- Directed by: Ankush Bhatt
- Written by: Ghalib Asadbhopali
- Screenplay by: Ghalib Asadbhopali
- Story by: Kapil Gulati
- Produced by: Karan Arora
- Starring: Kay Kay Menon Prashant Narayanan Gautham K. Sharma Jackie Shroff Pawan Malhotra
- Cinematography: Ramshreya Rao & Viraj Singh Gohil
- Edited by: Imaran-Faisal Mahavik
- Music by: Score: Abhishek Mahavir Songs: Sandeep-Saurya
- Production company: Picture Thoughts Production
- Release date: 17 June 2011;
- Running time: 119 minutes
- Country: India
- Language: Hindi
- Budget: ₹5.0 Cr
- Box office: ₹1.19 Crore

= Bhindi Bazaar (film) =

2011 Indian Hindi-language crime thriller film directed by Ankush Bhatt

Bhindi Bazaar Inc is a 2011 Indian Hindi-language crime thriller film. It's stars Kay Kay Menon, Prashant Narayanan, Gautham K. Sharma and supporting with Pawan Malhotra, Piyush Mishra and Jackie Shroff. Directed by Ankush Bhatt and produced by Karan Arora, the film released on 17 June 2011.

==Plot==
Based in Bhindi Bazar, Mumbai, Mamu is a gangster, who leads a gang of men and women who pick pockets of civilians on busy streets and over-crowded BEST buses. His wife, Bano, manages all household work, and after getting overwhelmed, gets her cousin, Shabana, to re-locate and live with them. Bano soon finds that the latter is more interested in her husband but is unable to assert herself.

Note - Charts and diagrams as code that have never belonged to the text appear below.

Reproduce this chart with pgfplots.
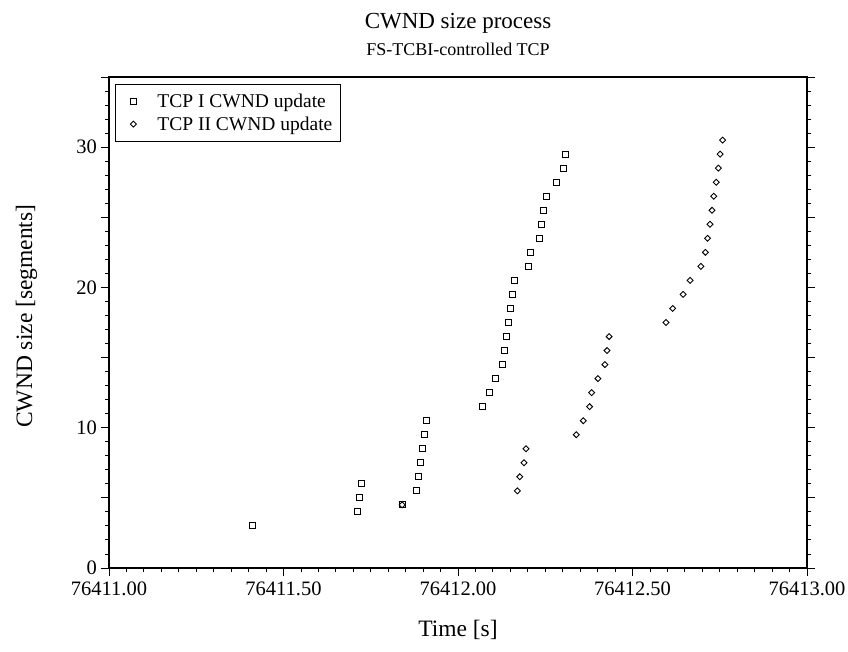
\documentclass[border=0pt]{standalone}
\usepackage{fontspec}
\setmainfont{Liberation Serif}
\usepackage{pgfplots}
\pgfplotsset{compat=1.18}
% x values are times in seconds after t0 = 76411.00 s (the ticks are labelled with the absolute time)
\begin{document}
\begin{tikzpicture}
\useasboundingbox (0,0) rectangle (848pt,651pt);
\begin{axis}[
  at={(109pt,83pt)}, anchor=south west,
  scale only axis, width=698pt, height=491pt,
  xmin=0, xmax=2, ymin=0, ymax=35,
  xtick={0,0.5,1,1.5,2},
  xticklabels={76411.00,76411.50,76412.00,76412.50,76413.00},
  minor x tick num=9,
  ytick={0,5,10,15,20,25,30,35},
  yticklabels={0,,10,,20,,30,},
  minor y tick num=4,
  tick align=outside, xtick pos=left, ytick pos=both, yticklabel pos=left,
  major tick length=7.5pt, minor tick length=4pt,
  every tick/.style={black, line width=0.9pt},
  axis line style={black, line width=1.3pt},
  ticklabel style={font=\fontsize{20.5}{24}\selectfont},
  xticklabel style={yshift=-3pt},
  yticklabel style={xshift=-1pt},
  every axis title shift=0pt,
  title={CWND size process},
  title style={font=\fontsize{23}{27}\selectfont, at={(axis description cs:0.5,1.0992)}, anchor=base},
  extra description/.code={\node[font=\fontsize{18}{22}\selectfont, anchor=base] at (0.5,1.0448) {FS-TCBI-controlled TCP};},
  xlabel={Time [s]},
  xlabel style={font=\fontsize{23.5}{28}\selectfont, at={(axis description cs:0.5,-0.126)}, anchor=center},
  ylabel={CWND size [segments]},
  ylabel style={font=\fontsize{23.5}{28}\selectfont, at={(axis description cs:-0.1103,0.513)}, anchor=base},
  legend style={at={(0.0086,0.986)}, anchor=north west, draw=black, line width=0.8pt,
    inner xsep=6pt, inner ysep=7.6pt, font=\fontsize{19.5}{23}\selectfont,
    nodes={inner sep=2pt}, column sep=13pt, row sep=3.7pt, cells={anchor=west}},
  legend image code/.code={\path[draw=none, fill=none] (-12pt,-3pt) rectangle (9pt,3pt); \draw[#1] plot coordinates {(0pt,0pt)};},
]
\addplot[only marks, mark=square, mark size=3pt, black, line width=0.9pt] coordinates {
(0.410,3) (0.711,4) (0.717,5) (0.723,6)
(0.840,4.5) (0.880,5.5) (0.886,6.5) (0.893,7.5) (0.899,8.5) (0.905,9.5) (0.911,10.5)
(1.070,11.5) (1.089,12.5) (1.106,13.5) (1.126,14.5) (1.132,15.5) (1.138,16.5)
(1.144,17.5) (1.150,18.5) (1.156,19.5) (1.163,20.5) (1.201,21.5) (1.207,22.5)
(1.232,23.5) (1.239,24.5) (1.245,25.5) (1.252,26.5) (1.283,27.5) (1.301,28.5) (1.308,29.5)
};
\addlegendentry{TCP I CWND update}
\addplot[only marks, mark=square, mark size=2.1pt, mark options={rotate=45}, black, line width=0.9pt] coordinates {
(0.840,4.5) (1.170,5.5) (1.177,6.5) (1.189,7.5) (1.195,8.5)
(1.339,9.5) (1.359,10.5) (1.377,11.5) (1.383,12.5) (1.401,13.5) (1.421,14.5) (1.427,15.5) (1.433,16.5)
(1.596,17.5) (1.615,18.5) (1.645,19.5) (1.665,20.5) (1.696,21.5) (1.709,22.5) (1.715,23.5)
(1.722,24.5) (1.728,25.5) (1.733,26.5) (1.740,27.5) (1.746,28.5) (1.751,29.5) (1.758,30.5)
};
\addlegendentry{TCP II CWND update}
\end{axis}
\end{tikzpicture}
\end{document}
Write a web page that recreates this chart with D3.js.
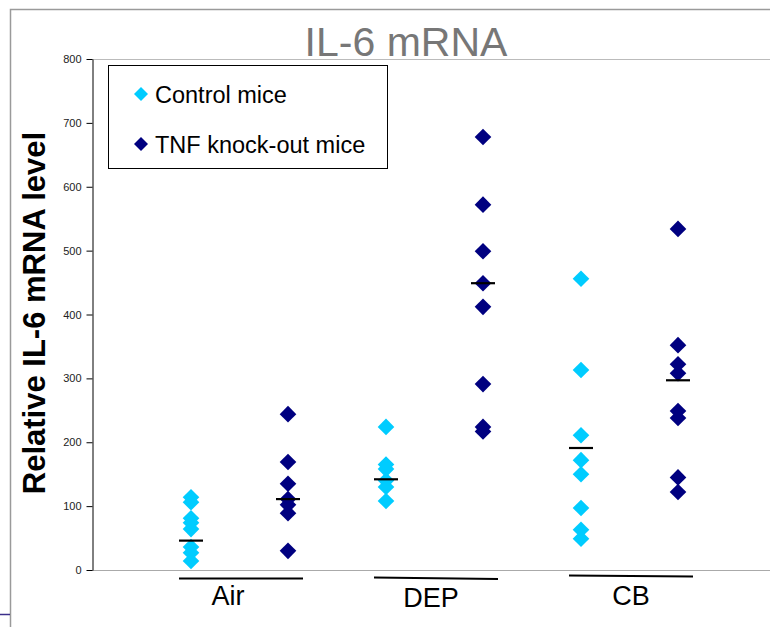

After a steamy bout of intimacy with Shabana, Mamu's heart fails and he passes away. A power struggle ensues - with a rival, Shankar Pandey, deciding to get more assertive - resulting in a gang-war. Amidst a rapidly spreading influenza virus, Fateh decides to take over the reins from Mamu, while Shabana takes an active interest in the former as well as makes plans for a seemingly helpless and widowed Bano.

==Cast==
- Kay Kay Menon As Shroff
- Prashant Narayanan As Fateh
- Gautham K. Sharma As Tezz/Tabrez
- Pawan Malhotra As Mamu
- Shilpa Shukla As Kanjri
- Sweta Verma As Simran
- Deepti Naval As Baano
- Vedita Pratap Singh As Shabana
- Piyush Mishra As Shankar Panday
- Jackie Shroff As Narcotics Officer.